Exercise >> Look for the line containing "Clone this chart in matplotlib." and the line containing "from matplotlib.transforms import" in the entries below. Copy those two and all lines between them exactly, leaving out pictures.

Entries >>

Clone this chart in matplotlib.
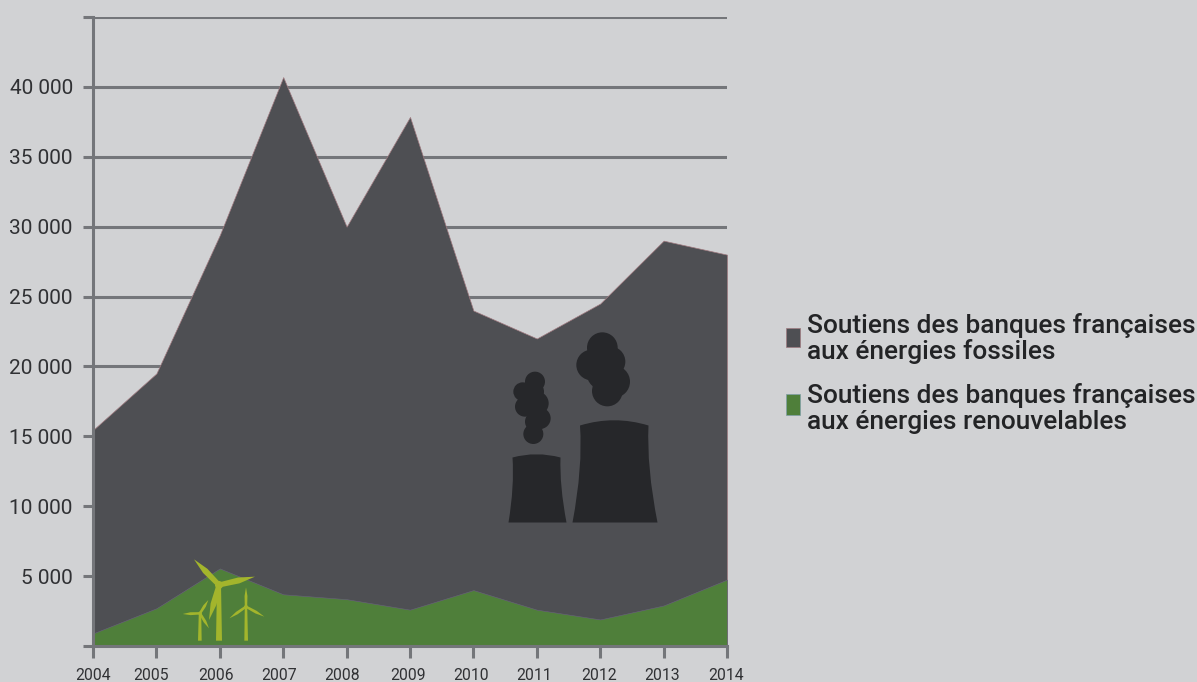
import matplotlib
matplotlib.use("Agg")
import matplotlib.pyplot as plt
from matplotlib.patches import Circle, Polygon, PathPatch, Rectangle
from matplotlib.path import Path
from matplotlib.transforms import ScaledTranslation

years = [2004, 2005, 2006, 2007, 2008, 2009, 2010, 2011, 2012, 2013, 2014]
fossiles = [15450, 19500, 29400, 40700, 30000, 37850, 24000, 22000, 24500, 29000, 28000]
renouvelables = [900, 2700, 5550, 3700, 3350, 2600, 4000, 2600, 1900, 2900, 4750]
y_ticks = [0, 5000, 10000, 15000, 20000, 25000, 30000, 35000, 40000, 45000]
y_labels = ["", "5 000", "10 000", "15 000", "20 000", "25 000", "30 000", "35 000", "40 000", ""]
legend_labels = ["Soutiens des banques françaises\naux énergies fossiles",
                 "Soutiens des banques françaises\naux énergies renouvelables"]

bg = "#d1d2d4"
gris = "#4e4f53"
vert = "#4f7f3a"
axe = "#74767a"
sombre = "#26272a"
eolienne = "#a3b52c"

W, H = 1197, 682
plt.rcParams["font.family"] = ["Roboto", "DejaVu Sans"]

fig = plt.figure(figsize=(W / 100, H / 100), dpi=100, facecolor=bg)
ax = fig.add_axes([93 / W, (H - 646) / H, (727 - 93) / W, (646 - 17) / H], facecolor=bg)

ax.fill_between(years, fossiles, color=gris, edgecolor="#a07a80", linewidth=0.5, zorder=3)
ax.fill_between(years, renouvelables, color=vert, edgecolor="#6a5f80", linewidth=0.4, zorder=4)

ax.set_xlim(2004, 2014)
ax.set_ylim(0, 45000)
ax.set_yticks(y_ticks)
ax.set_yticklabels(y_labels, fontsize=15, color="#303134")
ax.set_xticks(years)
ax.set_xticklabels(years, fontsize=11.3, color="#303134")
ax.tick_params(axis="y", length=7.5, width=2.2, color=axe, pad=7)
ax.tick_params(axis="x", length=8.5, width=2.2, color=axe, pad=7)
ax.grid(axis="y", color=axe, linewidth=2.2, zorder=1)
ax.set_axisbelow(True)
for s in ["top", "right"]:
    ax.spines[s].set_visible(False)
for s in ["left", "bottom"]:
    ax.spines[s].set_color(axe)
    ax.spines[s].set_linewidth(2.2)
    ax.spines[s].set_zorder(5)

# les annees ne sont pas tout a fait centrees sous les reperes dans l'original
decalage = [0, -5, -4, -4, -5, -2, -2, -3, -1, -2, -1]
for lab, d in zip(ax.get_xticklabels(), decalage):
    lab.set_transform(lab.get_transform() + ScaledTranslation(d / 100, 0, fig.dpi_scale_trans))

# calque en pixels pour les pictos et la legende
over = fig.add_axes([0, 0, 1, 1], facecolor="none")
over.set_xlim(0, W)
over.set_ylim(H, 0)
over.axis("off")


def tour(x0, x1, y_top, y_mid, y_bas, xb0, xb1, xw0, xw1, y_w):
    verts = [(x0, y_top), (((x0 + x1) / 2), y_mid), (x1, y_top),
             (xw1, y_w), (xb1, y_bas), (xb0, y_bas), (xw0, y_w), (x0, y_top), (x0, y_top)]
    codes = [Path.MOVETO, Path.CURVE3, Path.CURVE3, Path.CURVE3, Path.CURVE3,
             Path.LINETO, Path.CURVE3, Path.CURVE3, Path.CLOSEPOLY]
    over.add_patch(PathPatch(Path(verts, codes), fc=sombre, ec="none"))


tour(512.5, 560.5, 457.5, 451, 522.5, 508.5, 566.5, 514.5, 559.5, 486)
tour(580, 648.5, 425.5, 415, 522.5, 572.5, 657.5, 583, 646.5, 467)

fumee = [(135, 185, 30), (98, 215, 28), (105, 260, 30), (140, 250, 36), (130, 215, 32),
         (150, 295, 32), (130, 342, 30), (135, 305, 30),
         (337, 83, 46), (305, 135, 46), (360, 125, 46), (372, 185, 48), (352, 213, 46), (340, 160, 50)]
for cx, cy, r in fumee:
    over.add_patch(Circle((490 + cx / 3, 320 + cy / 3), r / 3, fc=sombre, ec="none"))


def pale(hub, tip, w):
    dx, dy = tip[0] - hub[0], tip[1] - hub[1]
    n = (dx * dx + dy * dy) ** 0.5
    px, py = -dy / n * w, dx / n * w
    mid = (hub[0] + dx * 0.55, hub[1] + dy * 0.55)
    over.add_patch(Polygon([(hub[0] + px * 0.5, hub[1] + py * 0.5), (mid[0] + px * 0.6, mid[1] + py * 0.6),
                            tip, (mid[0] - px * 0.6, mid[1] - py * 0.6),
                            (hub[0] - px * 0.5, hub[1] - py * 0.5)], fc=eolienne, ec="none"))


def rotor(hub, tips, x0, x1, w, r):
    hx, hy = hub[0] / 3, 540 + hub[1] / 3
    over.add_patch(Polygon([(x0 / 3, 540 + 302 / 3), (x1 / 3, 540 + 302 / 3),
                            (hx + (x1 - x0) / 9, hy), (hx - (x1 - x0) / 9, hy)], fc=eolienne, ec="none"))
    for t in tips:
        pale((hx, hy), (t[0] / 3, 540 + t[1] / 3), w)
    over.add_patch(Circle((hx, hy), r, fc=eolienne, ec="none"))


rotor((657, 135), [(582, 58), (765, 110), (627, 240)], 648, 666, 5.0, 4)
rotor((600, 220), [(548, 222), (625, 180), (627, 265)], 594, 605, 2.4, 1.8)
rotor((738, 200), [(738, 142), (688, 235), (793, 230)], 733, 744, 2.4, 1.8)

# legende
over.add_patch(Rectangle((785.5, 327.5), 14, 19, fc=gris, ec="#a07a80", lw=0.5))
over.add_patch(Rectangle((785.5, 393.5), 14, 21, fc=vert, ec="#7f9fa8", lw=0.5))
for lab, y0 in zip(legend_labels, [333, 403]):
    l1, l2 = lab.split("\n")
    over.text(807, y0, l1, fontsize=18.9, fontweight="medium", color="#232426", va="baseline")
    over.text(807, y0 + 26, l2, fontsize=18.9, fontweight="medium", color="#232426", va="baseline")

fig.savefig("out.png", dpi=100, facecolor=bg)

...

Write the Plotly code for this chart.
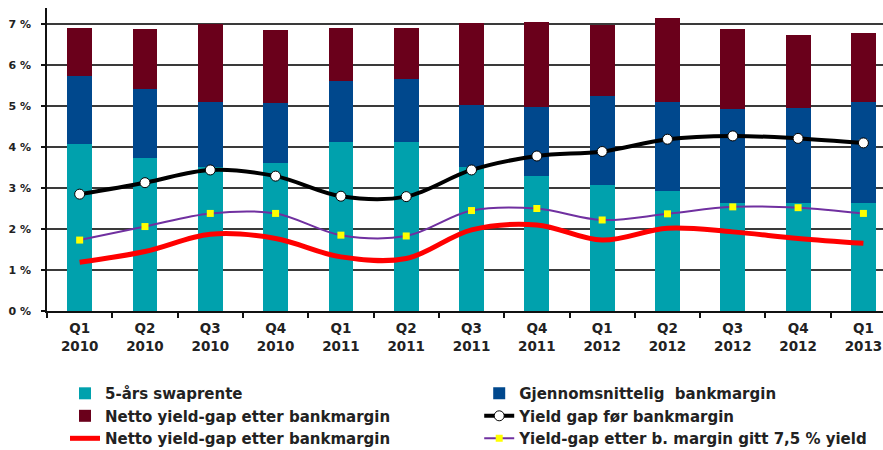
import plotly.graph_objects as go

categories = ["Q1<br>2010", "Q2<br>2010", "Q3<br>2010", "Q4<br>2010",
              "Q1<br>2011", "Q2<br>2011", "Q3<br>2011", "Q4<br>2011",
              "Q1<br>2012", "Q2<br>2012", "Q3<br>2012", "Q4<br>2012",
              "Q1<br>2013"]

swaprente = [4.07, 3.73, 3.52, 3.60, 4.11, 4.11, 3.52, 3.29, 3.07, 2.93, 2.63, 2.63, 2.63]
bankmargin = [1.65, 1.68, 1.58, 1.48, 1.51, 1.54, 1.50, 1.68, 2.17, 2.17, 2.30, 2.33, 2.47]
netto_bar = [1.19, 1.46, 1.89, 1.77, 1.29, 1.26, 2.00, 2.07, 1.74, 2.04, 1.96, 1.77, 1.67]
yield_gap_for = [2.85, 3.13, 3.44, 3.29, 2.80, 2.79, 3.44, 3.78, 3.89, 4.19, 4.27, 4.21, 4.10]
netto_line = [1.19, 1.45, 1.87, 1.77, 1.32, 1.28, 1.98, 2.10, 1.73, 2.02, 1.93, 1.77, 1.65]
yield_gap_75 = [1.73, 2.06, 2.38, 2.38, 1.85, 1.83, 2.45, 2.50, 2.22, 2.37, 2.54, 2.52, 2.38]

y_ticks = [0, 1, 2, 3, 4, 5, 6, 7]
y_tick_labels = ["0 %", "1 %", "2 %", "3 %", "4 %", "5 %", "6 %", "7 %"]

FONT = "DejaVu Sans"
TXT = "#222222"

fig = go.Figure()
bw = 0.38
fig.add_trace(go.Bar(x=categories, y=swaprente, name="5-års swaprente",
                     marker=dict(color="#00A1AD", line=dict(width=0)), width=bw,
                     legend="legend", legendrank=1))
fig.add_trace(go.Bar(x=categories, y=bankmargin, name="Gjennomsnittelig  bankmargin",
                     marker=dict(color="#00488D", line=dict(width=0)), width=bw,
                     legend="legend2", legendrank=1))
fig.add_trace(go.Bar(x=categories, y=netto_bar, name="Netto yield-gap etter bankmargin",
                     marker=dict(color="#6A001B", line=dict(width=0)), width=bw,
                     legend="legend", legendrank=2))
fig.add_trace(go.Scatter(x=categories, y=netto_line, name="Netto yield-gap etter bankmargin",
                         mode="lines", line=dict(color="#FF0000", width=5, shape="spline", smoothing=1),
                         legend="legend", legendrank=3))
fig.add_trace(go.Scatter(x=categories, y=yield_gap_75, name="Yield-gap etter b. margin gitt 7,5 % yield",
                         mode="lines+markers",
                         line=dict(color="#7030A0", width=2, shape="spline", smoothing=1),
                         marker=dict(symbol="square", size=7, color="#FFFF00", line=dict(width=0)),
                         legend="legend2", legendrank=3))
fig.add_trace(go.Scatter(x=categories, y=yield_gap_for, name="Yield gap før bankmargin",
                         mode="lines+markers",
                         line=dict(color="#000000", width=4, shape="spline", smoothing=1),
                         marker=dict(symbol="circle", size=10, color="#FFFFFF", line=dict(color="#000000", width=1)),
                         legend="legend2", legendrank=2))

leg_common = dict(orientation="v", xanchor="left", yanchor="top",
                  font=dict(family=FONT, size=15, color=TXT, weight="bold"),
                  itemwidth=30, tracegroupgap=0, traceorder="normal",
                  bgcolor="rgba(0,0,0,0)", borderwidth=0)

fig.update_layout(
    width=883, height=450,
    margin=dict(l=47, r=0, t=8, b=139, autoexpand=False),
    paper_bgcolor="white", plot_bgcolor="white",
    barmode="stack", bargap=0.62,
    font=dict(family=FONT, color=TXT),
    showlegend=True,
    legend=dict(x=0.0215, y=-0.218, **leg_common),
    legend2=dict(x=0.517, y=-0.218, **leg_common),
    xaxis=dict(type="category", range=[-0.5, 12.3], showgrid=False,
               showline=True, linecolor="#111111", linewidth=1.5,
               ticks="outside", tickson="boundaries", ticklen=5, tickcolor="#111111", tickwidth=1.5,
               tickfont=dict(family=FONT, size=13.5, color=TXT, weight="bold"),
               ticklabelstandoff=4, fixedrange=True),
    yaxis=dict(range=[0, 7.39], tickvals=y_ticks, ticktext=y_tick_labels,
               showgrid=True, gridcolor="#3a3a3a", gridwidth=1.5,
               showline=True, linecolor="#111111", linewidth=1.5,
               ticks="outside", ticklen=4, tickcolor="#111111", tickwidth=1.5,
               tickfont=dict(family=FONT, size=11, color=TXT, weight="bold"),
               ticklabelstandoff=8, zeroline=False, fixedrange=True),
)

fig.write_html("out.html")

Written solution >>
Clone this chart in matplotlib.
import matplotlib
matplotlib.use("Agg")
import matplotlib.pyplot as plt
from matplotlib.patches import Circle, Polygon, PathPatch, Rectangle
from matplotlib.path import Path
from matplotlib.transforms import ScaledTranslation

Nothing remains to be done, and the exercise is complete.